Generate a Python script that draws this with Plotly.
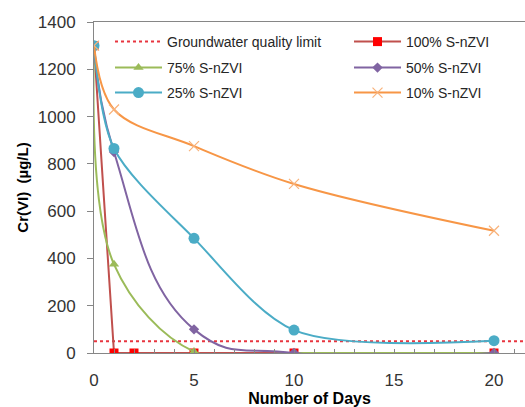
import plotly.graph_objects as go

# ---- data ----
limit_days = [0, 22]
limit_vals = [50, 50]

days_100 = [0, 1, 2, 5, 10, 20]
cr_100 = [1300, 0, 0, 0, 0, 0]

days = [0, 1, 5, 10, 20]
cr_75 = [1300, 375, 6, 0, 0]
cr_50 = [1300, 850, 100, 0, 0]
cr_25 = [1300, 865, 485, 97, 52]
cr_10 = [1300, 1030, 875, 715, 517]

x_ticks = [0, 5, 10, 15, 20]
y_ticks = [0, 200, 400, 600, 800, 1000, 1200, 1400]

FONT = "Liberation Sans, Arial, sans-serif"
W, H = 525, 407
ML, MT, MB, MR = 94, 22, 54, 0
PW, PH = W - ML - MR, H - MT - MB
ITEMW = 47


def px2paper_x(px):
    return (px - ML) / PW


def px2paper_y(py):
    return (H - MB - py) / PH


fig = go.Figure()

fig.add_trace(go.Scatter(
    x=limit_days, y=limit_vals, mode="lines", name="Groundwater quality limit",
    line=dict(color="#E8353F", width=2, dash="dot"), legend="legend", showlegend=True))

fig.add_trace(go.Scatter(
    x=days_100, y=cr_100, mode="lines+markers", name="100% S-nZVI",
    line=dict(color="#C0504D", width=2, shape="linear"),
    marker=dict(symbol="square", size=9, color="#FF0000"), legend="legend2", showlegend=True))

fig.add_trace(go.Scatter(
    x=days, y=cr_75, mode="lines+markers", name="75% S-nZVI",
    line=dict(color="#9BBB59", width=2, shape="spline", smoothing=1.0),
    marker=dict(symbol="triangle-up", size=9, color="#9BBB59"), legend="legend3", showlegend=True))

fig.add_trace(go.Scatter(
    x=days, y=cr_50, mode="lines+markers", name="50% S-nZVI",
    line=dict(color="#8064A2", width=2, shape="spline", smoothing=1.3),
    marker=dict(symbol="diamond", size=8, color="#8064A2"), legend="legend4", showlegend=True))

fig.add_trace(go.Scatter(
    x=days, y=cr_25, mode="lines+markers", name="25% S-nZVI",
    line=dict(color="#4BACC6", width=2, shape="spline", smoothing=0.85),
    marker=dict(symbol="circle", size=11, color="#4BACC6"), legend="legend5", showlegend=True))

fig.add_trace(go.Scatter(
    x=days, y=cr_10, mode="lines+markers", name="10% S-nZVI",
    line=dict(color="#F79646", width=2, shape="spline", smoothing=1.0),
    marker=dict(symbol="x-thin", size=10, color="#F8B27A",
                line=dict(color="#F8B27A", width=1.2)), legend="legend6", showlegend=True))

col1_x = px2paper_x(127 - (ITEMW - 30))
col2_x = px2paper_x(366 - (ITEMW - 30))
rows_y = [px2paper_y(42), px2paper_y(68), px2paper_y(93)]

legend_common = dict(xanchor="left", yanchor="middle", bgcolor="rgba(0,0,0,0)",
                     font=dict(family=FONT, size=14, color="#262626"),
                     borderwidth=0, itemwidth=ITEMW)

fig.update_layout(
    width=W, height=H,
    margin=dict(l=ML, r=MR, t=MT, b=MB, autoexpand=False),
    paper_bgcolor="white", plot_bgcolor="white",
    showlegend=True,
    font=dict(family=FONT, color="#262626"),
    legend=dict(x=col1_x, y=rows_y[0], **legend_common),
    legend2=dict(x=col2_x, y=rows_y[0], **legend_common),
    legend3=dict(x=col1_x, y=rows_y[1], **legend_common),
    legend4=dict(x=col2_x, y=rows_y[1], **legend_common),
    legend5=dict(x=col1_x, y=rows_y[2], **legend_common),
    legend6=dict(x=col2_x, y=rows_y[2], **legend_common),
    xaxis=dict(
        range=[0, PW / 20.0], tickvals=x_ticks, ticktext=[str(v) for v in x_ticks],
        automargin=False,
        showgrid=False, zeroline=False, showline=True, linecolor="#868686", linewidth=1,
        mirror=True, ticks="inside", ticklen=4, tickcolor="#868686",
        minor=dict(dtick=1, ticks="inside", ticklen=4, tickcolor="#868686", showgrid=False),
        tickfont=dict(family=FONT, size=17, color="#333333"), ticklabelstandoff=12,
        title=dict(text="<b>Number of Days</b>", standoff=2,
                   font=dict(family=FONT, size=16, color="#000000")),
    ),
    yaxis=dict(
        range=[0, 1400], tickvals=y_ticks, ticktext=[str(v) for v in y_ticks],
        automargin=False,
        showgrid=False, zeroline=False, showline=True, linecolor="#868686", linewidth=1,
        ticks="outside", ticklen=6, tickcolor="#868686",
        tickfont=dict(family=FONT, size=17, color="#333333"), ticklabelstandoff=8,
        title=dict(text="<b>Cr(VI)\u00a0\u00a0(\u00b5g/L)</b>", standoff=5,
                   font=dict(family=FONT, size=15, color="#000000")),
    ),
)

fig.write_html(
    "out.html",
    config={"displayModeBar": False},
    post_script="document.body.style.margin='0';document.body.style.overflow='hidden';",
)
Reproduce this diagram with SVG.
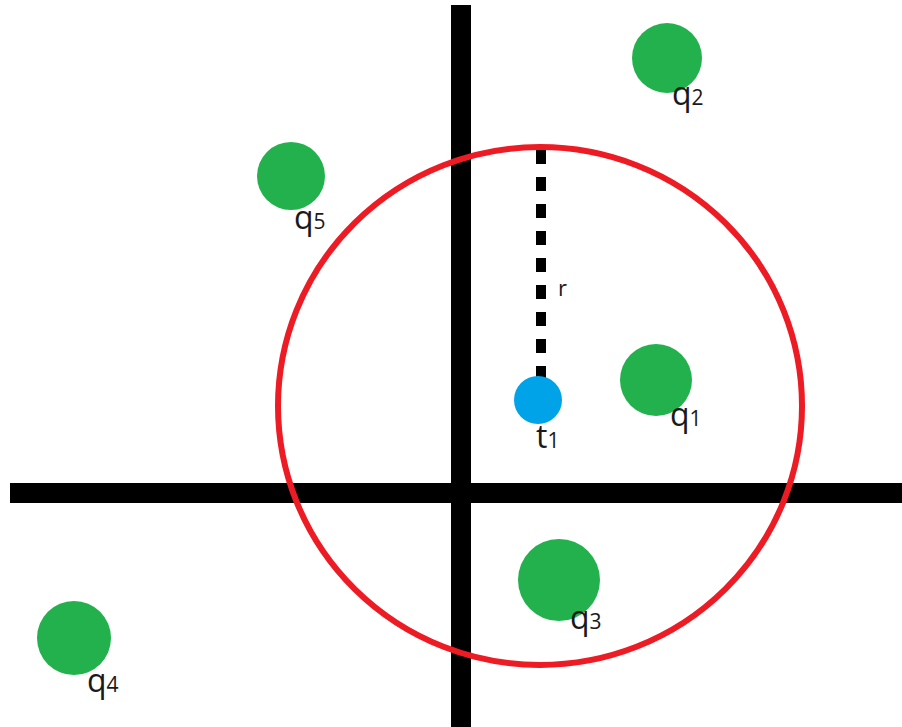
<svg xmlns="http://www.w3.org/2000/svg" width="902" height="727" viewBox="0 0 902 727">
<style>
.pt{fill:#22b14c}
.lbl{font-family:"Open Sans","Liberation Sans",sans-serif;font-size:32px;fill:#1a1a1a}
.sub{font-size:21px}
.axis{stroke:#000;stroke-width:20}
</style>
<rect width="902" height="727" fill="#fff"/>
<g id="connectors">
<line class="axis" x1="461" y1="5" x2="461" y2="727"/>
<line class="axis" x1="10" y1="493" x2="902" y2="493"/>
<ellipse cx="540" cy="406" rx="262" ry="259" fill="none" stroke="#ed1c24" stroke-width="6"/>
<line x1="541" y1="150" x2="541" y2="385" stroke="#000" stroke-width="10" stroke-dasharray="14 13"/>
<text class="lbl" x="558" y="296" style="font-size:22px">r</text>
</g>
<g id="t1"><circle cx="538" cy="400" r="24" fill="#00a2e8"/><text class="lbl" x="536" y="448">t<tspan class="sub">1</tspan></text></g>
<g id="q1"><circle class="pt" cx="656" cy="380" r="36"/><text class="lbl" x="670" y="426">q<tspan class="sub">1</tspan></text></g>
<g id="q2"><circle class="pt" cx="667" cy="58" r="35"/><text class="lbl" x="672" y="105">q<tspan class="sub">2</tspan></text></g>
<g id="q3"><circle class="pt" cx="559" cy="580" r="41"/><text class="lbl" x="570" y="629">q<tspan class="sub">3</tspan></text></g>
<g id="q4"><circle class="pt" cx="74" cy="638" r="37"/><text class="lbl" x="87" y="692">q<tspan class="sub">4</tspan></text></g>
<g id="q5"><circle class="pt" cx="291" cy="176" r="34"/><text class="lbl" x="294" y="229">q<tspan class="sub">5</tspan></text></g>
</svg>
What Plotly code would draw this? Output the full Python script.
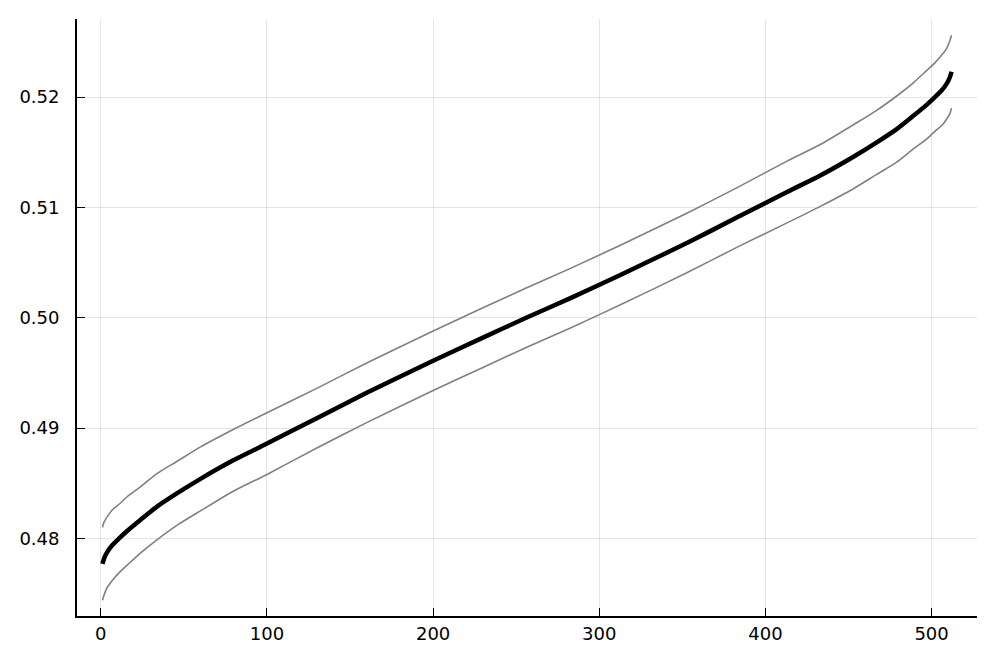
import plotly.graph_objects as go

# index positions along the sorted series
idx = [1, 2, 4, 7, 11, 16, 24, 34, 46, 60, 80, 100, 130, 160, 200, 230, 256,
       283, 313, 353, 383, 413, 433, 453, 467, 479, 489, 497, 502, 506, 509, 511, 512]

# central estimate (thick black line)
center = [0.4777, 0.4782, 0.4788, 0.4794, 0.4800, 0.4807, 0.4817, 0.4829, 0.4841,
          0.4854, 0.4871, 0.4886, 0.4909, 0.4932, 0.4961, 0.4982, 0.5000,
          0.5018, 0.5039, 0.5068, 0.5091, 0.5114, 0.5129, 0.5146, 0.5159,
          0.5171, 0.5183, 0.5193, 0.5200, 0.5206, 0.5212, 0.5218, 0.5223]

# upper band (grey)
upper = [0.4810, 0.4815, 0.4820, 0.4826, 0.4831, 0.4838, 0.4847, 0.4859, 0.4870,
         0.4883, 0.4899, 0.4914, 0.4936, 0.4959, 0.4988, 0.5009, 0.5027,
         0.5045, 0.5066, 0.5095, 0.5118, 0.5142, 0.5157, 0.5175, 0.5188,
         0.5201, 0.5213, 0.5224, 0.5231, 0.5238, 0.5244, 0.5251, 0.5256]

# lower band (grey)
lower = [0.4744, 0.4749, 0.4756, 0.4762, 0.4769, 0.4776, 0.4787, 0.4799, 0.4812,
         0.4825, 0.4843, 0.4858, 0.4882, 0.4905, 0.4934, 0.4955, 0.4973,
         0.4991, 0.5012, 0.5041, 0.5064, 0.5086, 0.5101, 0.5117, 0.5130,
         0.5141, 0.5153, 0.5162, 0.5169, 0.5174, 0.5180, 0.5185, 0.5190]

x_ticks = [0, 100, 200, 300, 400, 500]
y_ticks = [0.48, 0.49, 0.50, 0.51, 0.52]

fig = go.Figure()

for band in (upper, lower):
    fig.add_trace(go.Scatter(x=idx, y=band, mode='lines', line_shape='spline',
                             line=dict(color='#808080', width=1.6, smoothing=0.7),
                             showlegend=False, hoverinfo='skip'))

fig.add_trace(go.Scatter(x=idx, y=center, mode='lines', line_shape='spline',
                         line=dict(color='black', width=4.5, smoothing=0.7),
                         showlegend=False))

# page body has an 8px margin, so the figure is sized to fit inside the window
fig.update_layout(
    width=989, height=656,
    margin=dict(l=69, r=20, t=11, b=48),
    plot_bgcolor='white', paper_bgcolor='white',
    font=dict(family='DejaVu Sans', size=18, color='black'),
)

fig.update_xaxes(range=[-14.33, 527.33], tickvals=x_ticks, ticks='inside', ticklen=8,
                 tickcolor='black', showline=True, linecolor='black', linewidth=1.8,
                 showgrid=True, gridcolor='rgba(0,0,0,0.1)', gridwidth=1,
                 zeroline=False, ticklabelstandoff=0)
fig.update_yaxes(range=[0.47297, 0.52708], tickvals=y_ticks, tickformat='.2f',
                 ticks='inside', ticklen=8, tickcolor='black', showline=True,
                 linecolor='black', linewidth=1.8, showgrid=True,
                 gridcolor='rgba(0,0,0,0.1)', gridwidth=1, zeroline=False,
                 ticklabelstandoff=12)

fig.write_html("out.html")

Task statement:
Look through the entries above for the word "this". Copy every line where it shows up.

Reply:
Generate a Python script that draws this with Plotly.
Reproduce this diagram with SVG.
What Plotly code would draw this? Output the full Python script.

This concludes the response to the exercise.